Aim
Below are some records. Reproduce them exactly from their first line through the line with "-54, -62, -75, -100]", inclusive.

====== Extracted material ======

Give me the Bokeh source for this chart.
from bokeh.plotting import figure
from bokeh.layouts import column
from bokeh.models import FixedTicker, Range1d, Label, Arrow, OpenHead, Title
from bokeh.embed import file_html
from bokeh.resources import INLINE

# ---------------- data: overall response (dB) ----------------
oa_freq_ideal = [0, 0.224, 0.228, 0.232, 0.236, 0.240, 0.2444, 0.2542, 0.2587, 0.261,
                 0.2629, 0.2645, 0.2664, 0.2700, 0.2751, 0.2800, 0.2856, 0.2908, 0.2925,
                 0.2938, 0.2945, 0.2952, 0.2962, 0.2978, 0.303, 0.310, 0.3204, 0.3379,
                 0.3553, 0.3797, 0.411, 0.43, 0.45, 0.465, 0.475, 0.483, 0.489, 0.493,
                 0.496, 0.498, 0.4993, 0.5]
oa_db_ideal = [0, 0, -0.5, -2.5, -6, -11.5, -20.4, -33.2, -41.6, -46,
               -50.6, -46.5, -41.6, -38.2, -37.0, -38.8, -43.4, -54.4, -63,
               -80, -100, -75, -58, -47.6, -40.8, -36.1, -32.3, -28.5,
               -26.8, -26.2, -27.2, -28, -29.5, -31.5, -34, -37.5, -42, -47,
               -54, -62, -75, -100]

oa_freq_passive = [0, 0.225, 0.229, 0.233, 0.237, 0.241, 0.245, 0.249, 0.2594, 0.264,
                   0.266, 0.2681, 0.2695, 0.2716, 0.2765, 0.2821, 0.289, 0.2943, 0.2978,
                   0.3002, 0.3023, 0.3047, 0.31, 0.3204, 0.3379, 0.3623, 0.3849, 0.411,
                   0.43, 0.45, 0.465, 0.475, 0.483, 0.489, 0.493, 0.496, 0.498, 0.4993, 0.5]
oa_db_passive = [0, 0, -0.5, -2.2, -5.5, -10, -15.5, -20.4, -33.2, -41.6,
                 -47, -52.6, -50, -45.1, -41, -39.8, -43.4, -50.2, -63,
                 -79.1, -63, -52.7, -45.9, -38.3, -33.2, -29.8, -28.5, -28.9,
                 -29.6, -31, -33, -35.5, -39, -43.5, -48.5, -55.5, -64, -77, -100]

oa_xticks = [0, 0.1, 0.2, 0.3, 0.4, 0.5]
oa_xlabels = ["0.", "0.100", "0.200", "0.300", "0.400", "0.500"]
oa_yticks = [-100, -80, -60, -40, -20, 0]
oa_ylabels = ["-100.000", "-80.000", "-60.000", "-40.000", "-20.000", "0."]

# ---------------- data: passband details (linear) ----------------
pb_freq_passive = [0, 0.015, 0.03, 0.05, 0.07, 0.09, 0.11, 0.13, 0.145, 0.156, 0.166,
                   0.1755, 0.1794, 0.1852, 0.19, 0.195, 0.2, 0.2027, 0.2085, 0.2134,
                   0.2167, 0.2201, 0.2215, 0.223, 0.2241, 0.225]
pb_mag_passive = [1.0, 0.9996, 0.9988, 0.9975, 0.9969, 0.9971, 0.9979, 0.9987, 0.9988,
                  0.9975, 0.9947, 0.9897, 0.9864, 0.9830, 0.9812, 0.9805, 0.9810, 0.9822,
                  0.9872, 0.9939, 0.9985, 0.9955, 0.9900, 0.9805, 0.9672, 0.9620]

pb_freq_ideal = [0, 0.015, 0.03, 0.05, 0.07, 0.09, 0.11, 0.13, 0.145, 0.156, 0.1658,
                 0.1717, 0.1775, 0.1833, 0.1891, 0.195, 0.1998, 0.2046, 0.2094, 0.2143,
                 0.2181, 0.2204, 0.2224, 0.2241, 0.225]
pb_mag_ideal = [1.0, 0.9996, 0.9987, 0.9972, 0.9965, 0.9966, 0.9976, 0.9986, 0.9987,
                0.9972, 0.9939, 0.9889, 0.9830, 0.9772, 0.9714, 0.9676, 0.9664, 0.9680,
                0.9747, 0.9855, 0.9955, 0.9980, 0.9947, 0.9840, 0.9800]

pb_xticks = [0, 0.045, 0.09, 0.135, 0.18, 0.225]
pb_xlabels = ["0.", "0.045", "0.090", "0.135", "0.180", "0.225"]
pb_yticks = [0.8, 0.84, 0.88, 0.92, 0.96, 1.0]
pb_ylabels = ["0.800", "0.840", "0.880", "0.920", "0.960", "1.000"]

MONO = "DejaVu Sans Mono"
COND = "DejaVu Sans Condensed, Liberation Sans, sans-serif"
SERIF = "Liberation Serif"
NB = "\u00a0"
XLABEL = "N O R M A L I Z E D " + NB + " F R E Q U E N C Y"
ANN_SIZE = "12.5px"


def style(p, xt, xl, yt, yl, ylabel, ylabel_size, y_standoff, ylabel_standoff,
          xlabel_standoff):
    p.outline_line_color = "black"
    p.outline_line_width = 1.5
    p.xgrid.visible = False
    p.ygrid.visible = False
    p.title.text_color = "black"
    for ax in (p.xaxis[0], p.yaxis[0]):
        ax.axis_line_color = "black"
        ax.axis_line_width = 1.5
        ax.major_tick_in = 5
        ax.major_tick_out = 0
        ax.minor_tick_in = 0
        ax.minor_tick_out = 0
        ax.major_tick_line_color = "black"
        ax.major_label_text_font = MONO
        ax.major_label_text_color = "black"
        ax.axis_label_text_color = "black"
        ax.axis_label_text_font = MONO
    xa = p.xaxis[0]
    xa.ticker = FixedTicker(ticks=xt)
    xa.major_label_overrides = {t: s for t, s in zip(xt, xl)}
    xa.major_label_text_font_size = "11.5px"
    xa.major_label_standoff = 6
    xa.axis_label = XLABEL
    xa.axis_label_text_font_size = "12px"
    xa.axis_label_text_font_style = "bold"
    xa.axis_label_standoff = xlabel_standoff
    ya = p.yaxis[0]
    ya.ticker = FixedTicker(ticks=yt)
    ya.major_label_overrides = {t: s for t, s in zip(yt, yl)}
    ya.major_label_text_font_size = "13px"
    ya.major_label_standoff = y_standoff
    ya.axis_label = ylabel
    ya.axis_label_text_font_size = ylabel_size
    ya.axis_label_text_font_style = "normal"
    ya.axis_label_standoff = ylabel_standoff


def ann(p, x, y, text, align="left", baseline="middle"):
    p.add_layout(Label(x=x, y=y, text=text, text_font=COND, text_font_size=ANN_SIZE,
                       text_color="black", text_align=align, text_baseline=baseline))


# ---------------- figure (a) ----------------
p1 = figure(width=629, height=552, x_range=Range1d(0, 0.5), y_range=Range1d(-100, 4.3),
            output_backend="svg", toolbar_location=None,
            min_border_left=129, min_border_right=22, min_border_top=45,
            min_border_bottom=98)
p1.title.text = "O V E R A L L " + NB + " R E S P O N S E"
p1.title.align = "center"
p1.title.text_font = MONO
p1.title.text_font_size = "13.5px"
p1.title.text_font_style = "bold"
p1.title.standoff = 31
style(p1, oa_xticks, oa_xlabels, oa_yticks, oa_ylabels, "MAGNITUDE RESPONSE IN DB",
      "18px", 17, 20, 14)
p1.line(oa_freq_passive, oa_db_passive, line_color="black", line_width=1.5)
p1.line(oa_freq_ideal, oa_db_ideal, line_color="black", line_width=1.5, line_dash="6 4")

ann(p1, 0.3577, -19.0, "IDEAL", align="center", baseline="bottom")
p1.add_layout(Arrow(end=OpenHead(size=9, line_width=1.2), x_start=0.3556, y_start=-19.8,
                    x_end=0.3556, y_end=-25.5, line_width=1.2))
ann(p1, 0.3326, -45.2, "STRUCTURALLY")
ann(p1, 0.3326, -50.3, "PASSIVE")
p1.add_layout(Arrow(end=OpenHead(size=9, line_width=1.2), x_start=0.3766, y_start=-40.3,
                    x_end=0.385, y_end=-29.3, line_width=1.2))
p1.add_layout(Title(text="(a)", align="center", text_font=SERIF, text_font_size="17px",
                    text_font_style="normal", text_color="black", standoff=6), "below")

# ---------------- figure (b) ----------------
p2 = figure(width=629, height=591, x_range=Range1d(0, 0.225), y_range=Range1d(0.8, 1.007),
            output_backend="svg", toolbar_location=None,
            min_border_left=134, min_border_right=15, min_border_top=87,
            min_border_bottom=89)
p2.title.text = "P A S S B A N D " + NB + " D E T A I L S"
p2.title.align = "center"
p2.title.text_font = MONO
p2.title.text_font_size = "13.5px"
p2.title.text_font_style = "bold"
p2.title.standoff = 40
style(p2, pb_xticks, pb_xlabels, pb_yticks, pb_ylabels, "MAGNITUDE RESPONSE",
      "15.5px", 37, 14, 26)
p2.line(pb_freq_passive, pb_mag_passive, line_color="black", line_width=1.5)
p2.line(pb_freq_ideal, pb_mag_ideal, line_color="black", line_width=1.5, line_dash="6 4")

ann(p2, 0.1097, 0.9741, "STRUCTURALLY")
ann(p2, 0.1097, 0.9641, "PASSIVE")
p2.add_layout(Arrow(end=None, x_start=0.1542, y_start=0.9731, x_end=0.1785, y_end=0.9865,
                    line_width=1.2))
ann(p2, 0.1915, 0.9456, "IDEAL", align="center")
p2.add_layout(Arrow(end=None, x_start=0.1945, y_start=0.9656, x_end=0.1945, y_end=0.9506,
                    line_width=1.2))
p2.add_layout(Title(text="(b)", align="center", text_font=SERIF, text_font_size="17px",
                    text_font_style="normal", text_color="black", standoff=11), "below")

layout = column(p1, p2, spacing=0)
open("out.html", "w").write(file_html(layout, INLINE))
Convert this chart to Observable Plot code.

======

Reply
Give me the Bokeh source for this chart.
from bokeh.plotting import figure
from bokeh.layouts import column
from bokeh.models import FixedTicker, Range1d, Label, Arrow, OpenHead, Title
from bokeh.embed import file_html
from bokeh.resources import INLINE

# ---------------- data: overall response (dB) ----------------
oa_freq_ideal = [0, 0.224, 0.228, 0.232, 0.236, 0.240, 0.2444, 0.2542, 0.2587, 0.261,
                 0.2629, 0.2645, 0.2664, 0.2700, 0.2751, 0.2800, 0.2856, 0.2908, 0.2925,
                 0.2938, 0.2945, 0.2952, 0.2962, 0.2978, 0.303, 0.310, 0.3204, 0.3379,
                 0.3553, 0.3797, 0.411, 0.43, 0.45, 0.465, 0.475, 0.483, 0.489, 0.493,
                 0.496, 0.498, 0.4993, 0.5]
oa_db_ideal = [0, 0, -0.5, -2.5, -6, -11.5, -20.4, -33.2, -41.6, -46,
               -50.6, -46.5, -41.6, -38.2, -37.0, -38.8, -43.4, -54.4, -63,
               -80, -100, -75, -58, -47.6, -40.8, -36.1, -32.3, -28.5,
               -26.8, -26.2, -27.2, -28, -29.5, -31.5, -34, -37.5, -42, -47,
               -54, -62, -75, -100]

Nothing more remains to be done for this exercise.